§ **What you will do**
Quote the records in full and leave their pictures out.

§ **Data supplied**

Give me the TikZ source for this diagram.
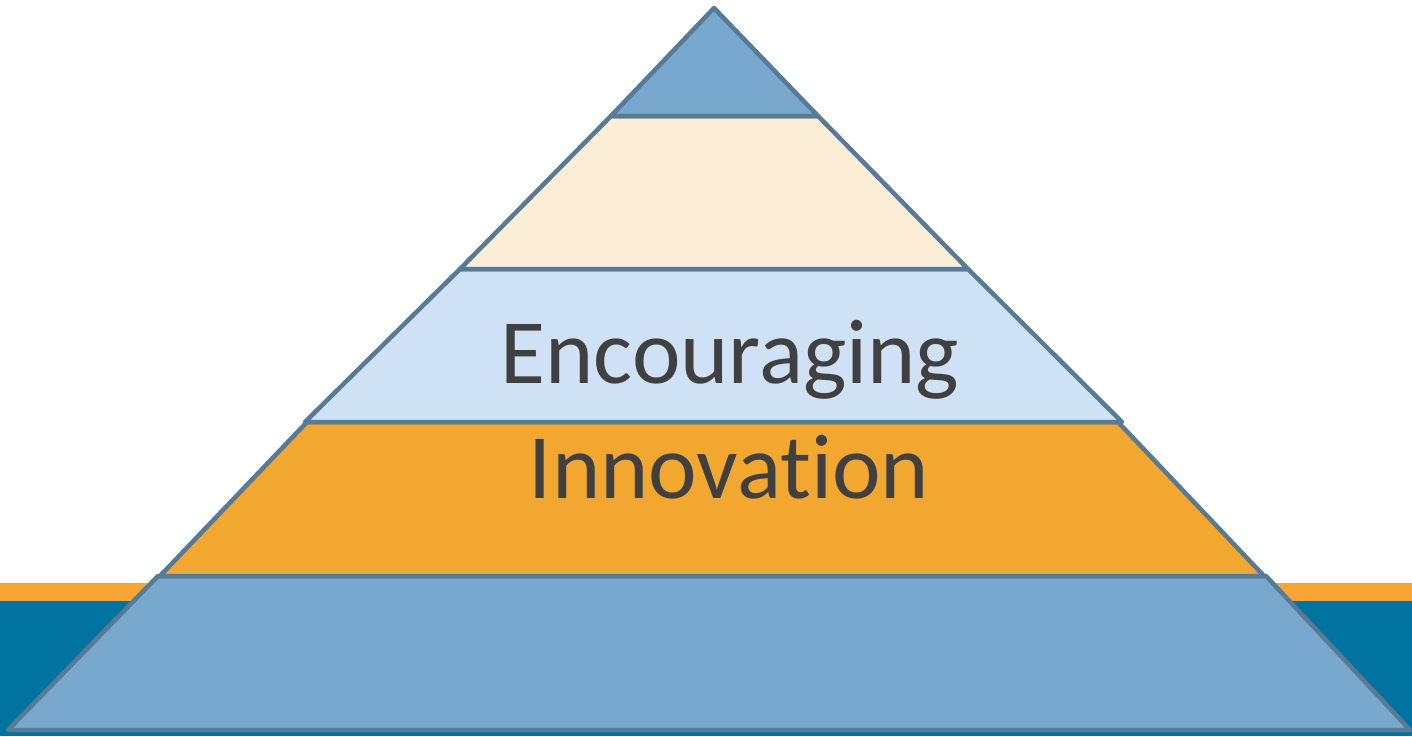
\documentclass[tikz,border=0pt]{standalone}
\usepackage{fontspec}
\setmainfont[Ligatures=NoCommon]{Carlito}
\definecolor{edge}{HTML}{577A97}
\definecolor{layerblue}{HTML}{79A8CF}
\definecolor{beige}{HTML}{FCEED6}
\definecolor{paleblue}{HTML}{CFE2F5}
\definecolor{layerorange}{HTML}{F2A731}
\definecolor{stripe}{HTML}{F9A533}
\definecolor{teal}{HTML}{0073A0}
\definecolor{txt}{HTML}{404040}
\begin{document}
\begin{tikzpicture}[x=1pt,y=-1pt,
  layer/.style={draw=edge,line width=4.5pt,line join=round},
  label/.style={anchor=base,text=txt,inner sep=0pt,font=\fontsize{92}{110}\selectfont}]
\useasboundingbox (0,0) rectangle (1412,736);
\fill[white] (0,0) rectangle (1412,736);
\fill[stripe] (0,583) rectangle (1412,601);
\fill[teal] (0,601) rectangle (1412,736);
% layers
\filldraw[layer,fill=layerblue] (8,730) -- (1410,730) -- (1266,576) -- (158,576) -- cycle;
\filldraw[layer,fill=layerorange] (160,576) -- (1264,576) -- (1118,422) -- (307,422) -- cycle;
\filldraw[layer,fill=paleblue] (305,422) -- (1122,422) -- (968,269) -- (460,269) -- cycle;
\filldraw[layer,fill=beige] (460,269) -- (968,269) -- (818,116) -- (611,116) -- cycle;
\filldraw[layer,fill=layerblue] (611,116) -- (818,116) -- (714,8) -- cycle;
\node[label] (enc) at (730,383) {Encouraging};
\node[label] (inn) at (729,498) {Innovation};
\end{tikzpicture}
\end{document}
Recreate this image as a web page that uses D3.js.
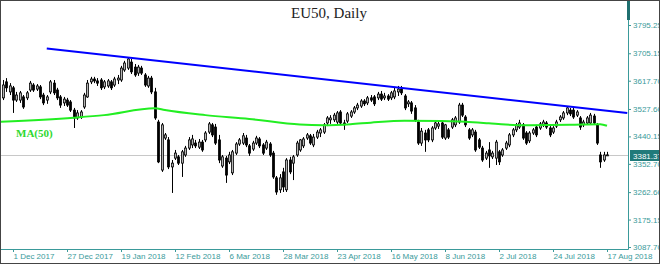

§ **Exercise solution**
Give me the TikZ source for this diagram.
\documentclass[tikz,border=0pt]{standalone}
\usepackage{fontspec}
\setmainfont[Ligatures=NoCommon]{Carlito}
\definecolor{edge}{HTML}{577A97}
\definecolor{layerblue}{HTML}{79A8CF}
\definecolor{beige}{HTML}{FCEED6}
\definecolor{paleblue}{HTML}{CFE2F5}
\definecolor{layerorange}{HTML}{F2A731}
\definecolor{stripe}{HTML}{F9A533}
\definecolor{teal}{HTML}{0073A0}
\definecolor{txt}{HTML}{404040}
\begin{document}
\begin{tikzpicture}[x=1pt,y=-1pt,
  layer/.style={draw=edge,line width=4.5pt,line join=round},
  label/.style={anchor=base,text=txt,inner sep=0pt,font=\fontsize{92}{110}\selectfont}]
\useasboundingbox (0,0) rectangle (1412,736);
\fill[white] (0,0) rectangle (1412,736);
\fill[stripe] (0,583) rectangle (1412,601);
\fill[teal] (0,601) rectangle (1412,736);
% layers
\filldraw[layer,fill=layerblue] (8,730) -- (1410,730) -- (1266,576) -- (158,576) -- cycle;
\filldraw[layer,fill=layerorange] (160,576) -- (1264,576) -- (1118,422) -- (307,422) -- cycle;
\filldraw[layer,fill=paleblue] (305,422) -- (1122,422) -- (968,269) -- (460,269) -- cycle;
\filldraw[layer,fill=beige] (460,269) -- (968,269) -- (818,116) -- (611,116) -- cycle;
\filldraw[layer,fill=layerblue] (611,116) -- (818,116) -- (714,8) -- cycle;
\node[label] (enc) at (730,383) {Encouraging};
\node[label] (inn) at (729,498) {Innovation};
\end{tikzpicture}
\end{document}
Recreate this image as a web page that uses D3.js.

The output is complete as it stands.